Back at home, I could catalogue the main event of my week and a half of vacation, reading. But the first book I picked up didn't seem like scintillating blog material. Who'd want to read writing about reading about someone else reading, even if that someone is Nick Hornby. Hornby makes his books bought vs. books read list look interesting for fourteen months of journal articles collected in The Polysyllabic Spree. I appreciate his tales of second hand bookstores, but my second hand account of it wouldn't do reader-response criticism any justice. Started my own books bought/books read comparison, but it's a bit of a bore. Burrowing through a used bookstore in Wales automatically makes for better anecdotes digging through dust and Jesse's legos for my tenth grade french textbook. I should also avoid commentary on One Sunday Morning where the heroine ends up in Paris having my spring break, the 1926 version. Next at the plate, batting clean-up in the first inning of vacation was Memoirs d'une Jeune Fille Rangee. It's superb but demands a patient at bat. Swinging rusty French. Simone and I didn't strike out, but I've started in on something else so they won't call delay of game. If I were Hornby I could review David Garroch's Making of Revolutionary Paris and have you falling off your seat, but I'm not. Besides the charming Hornby, now I know who does make people literally crash to the floor with laughter. In my own used book adventures at Housing Works, I picked up Me Talk Pretty One Day. I don't know what took me so long to read the book besides it's always checked out of the library by some one else who's been told by everyone she knows she's got to read it. And now I understand why. Coming home last night, leaning against a column, waiting for the C train, I cracked up. Tried to hide my face behind the cover, tried to stifle laughs as strangers passed with odd glances. The bathroom, the tone, the timing. I didn't stand a chance. I doubled over, bent in half by humor.

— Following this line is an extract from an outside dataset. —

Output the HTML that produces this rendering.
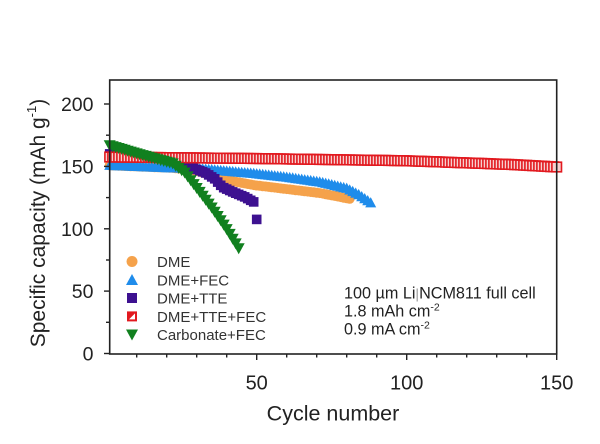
<!DOCTYPE html>
<html>
<head>
<meta charset="utf-8">
<style>
  html,body{margin:0;padding:0;background:#fff;}
  svg{display:block;}
  text{font-family:"Liberation Sans", Arial, sans-serif;}
</style>
</head>
<body>
<svg id="chart" width="600" height="444" viewBox="0 0 600 444" xmlns="http://www.w3.org/2000/svg">
  <rect x="0" y="0" width="600" height="444" fill="#fff"/>
  <g id="series"></g>

  <!-- frame -->
  <rect x="109.7" y="80" width="447" height="274" fill="none" stroke="#222" stroke-width="1.6"/>

  <!-- y ticks -->
  <g stroke="#222" stroke-width="1.4">
    <line x1="104" y1="353.5" x2="109.7" y2="353.5"/>
    <line x1="106" y1="322.3" x2="109.7" y2="322.3"/>
    <line x1="104" y1="291.1" x2="109.7" y2="291.1"/>
    <line x1="106" y1="260.0" x2="109.7" y2="260.0"/>
    <line x1="104" y1="228.8" x2="109.7" y2="228.8"/>
    <line x1="106" y1="197.6" x2="109.7" y2="197.6"/>
    <line x1="104" y1="166.4" x2="109.7" y2="166.4"/>
    <line x1="106" y1="135.2" x2="109.7" y2="135.2"/>
    <line x1="104" y1="104.0" x2="109.7" y2="104.0"/>
  </g>
  <!-- x ticks -->
  <g stroke="#222" stroke-width="1.4">
    <line x1="136.7" y1="354" x2="136.7" y2="357.5"/>
    <line x1="166.7" y1="354" x2="166.7" y2="357.5"/>
    <line x1="196.7" y1="354" x2="196.7" y2="357.5"/>
    <line x1="226.7" y1="354" x2="226.7" y2="357.5"/>
    <line x1="256.7" y1="354" x2="256.7" y2="360"/>
    <line x1="286.7" y1="354" x2="286.7" y2="357.5"/>
    <line x1="316.7" y1="354" x2="316.7" y2="357.5"/>
    <line x1="346.7" y1="354" x2="346.7" y2="357.5"/>
    <line x1="376.7" y1="354" x2="376.7" y2="357.5"/>
    <line x1="406.7" y1="354" x2="406.7" y2="360"/>
    <line x1="436.7" y1="354" x2="436.7" y2="357.5"/>
    <line x1="466.7" y1="354" x2="466.7" y2="357.5"/>
    <line x1="496.7" y1="354" x2="496.7" y2="357.5"/>
    <line x1="526.7" y1="354" x2="526.7" y2="357.5"/>
    <line x1="556.7" y1="354" x2="556.7" y2="360"/>
  </g>

  <!-- y tick labels -->
  <g font-size="19.5" fill="#222" text-anchor="end">
    <text x="93.5" y="360.5">0</text>
    <text x="93.5" y="298.1">50</text>
    <text x="93.5" y="235.8">100</text>
    <text x="93.5" y="173.4">150</text>
    <text x="93.5" y="111">200</text>
  </g>
  <!-- x tick labels -->
  <g font-size="20" fill="#222" text-anchor="middle">
    <text x="256.7" y="389.3">50</text>
    <text x="406.7" y="389.3">100</text>
    <text x="556.7" y="389.3">150</text>
  </g>

  <!-- axis titles -->
  <text x="333" y="420.5" font-size="21.5" fill="#222" text-anchor="middle">Cycle number</text>
  <text transform="translate(45,223) rotate(-90)" font-size="21" fill="#222" text-anchor="middle">Specific capacity (mAh g<tspan font-size="13" dy="-9">-1</tspan><tspan dy="9">)</tspan></text>

  <!-- legend -->
  <g>
    <circle cx="132" cy="261.5" r="5.5" fill="#f5a24b"/>
    <polygon points="132,274 126,285 138,285" fill="#1f8ceb"/>
    <rect x="127" y="293" width="10" height="10" fill="#3d1190"/>
    <rect x="127" y="311.4" width="10" height="10" fill="#e2191f"/>
    <polygon points="129,319.4 135,313.4 135,319.4" fill="#fff"/>
    <polygon points="126,329.5 138,329.5 132,340.5" fill="#11801f"/>
  </g>
  <g font-size="15" fill="#333">
    <text x="157" y="267">DME</text>
    <text x="157" y="285.3">DME+FEC</text>
    <text x="157" y="303.6">DME+TTE</text>
    <text x="157" y="321.9">DME+TTE+FEC</text>
    <text x="157" y="340.2">Carbonate+FEC</text>
  </g>

  <!-- annotation -->
  <g font-size="16.2" fill="#222">
    <text x="344" y="298.3">100 µm Li<tspan fill="#999" font-size="14">|</tspan>NCM811 full cell</text>
    <text x="344" y="316.7">1.8 mAh cm<tspan font-size="10.5" dy="-6">-2</tspan></text>
    <text x="344" y="334.3">0.9 mA cm<tspan font-size="10.5" dy="-6">-2</tspan></text>
  </g>
</svg>
<script>
(function(){
  function X(c){return 106.7+3*c;}
  function Y(v){return 353.5-1.2475*v;}
  function interp(p,c){
    if(c<=p[0][0]) return p[0][1];
    for(var i=0;i<p.length-1;i++){
      if(c<=p[i+1][0]){
        var t=(c-p[i][0])/(p[i+1][0]-p[i][0]);
        return p[i][1]+t*(p[i+1][1]-p[i][1]);
      }
    }
    return p[p.length-1][1];
  }
  var red=[[1,157.5],[50,156.3],[100,154.5],[135,151.5],[150,149.5]];
  var blue=[[1,151],[22,149],[33,148],[44,145.5],[49,144.5],[60,141.5],[71,137.7],[80,132.6],[84,127.5],[88,121]];
  var orange=[[1,150.8],[22,148.8],[30,146.5],[34,143.5],[40,139],[49,135],[60,131.8],[71,128.6],[81,124]];
  var purple=[[1,160],[10,158],[20,156],[25,153],[28.4,149],[33,144.7],[36,140],[38.5,133.5],[42,129.5],[46,125.5],[49,121.5]];
  var green=[[1,166.5],[10,160],[22,152],[26,144.7],[30.4,131],[35,116.6],[39.4,101.6],[44,84]];
  var s='';
  var c,x,y;
  // orange circles
  for(c=1;c<=81;c++){x=X(c);y=Y(interp(orange,c));
    s+='<circle cx="'+x.toFixed(1)+'" cy="'+y.toFixed(1)+'" r="5" fill="#f5a24b"/>';}
  // blue up triangles
  for(c=1;c<=88;c++){x=X(c);y=Y(interp(blue,c));
    s+='<polygon points="'+x.toFixed(1)+','+(y-5.5).toFixed(1)+' '+(x-5.5).toFixed(1)+','+(y+4.8).toFixed(1)+' '+(x+5.5).toFixed(1)+','+(y+4.8).toFixed(1)+'" fill="#1f8ceb"/>';}
  // purple squares
  for(c=1;c<=49;c++){x=X(c);y=Y(interp(purple,c));
    s+='<rect x="'+(x-4.8).toFixed(1)+'" y="'+(y-4.8).toFixed(1)+'" width="9.6" height="9.6" fill="#3d1190"/>';}
  x=X(50);y=Y(107.5);
  s+='<rect x="'+(x-4.8).toFixed(1)+'" y="'+(y-4.8).toFixed(1)+'" width="9.6" height="9.6" fill="#3d1190"/>';
  // red open squares
  for(c=1;c<=150;c++){x=X(c);y=Y(interp(red,c));
    s+='<rect x="'+(x-4.8).toFixed(1)+'" y="'+(y-4.8).toFixed(1)+'" width="9.6" height="9.6" fill="#f6d0d0" stroke="#e2191f" stroke-width="1.6"/>';}
  // green down triangles
  for(c=1;c<=44;c++){x=X(c);y=Y(interp(green,c));
    s+='<polygon points="'+(x-6).toFixed(1)+','+(y-5.5).toFixed(1)+' '+(x+6).toFixed(1)+','+(y-5.5).toFixed(1)+' '+x.toFixed(1)+','+(y+5.5).toFixed(1)+'" fill="#11801f"/>';}
  document.getElementById('series').innerHTML=s;
})();
</script>
</body>
</html>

Stepping out of the subway onto Spring, I smiled at the Soho he mocks. A girl tripped in leopard print heels. Tourists read a map by streetlamp. A bouquet of pink roses, parallel to the ground, stuck out sideways from a story and a guitar case. The flowers brushed my arm as the man walked by. And then, alone on a hydrant, without a person, bald or hairy, in sight, was a wig of wavy, brown hair. The tendrils trailed to the ground and the bemused look on the hydrant answered my long, stride-stopping laugh.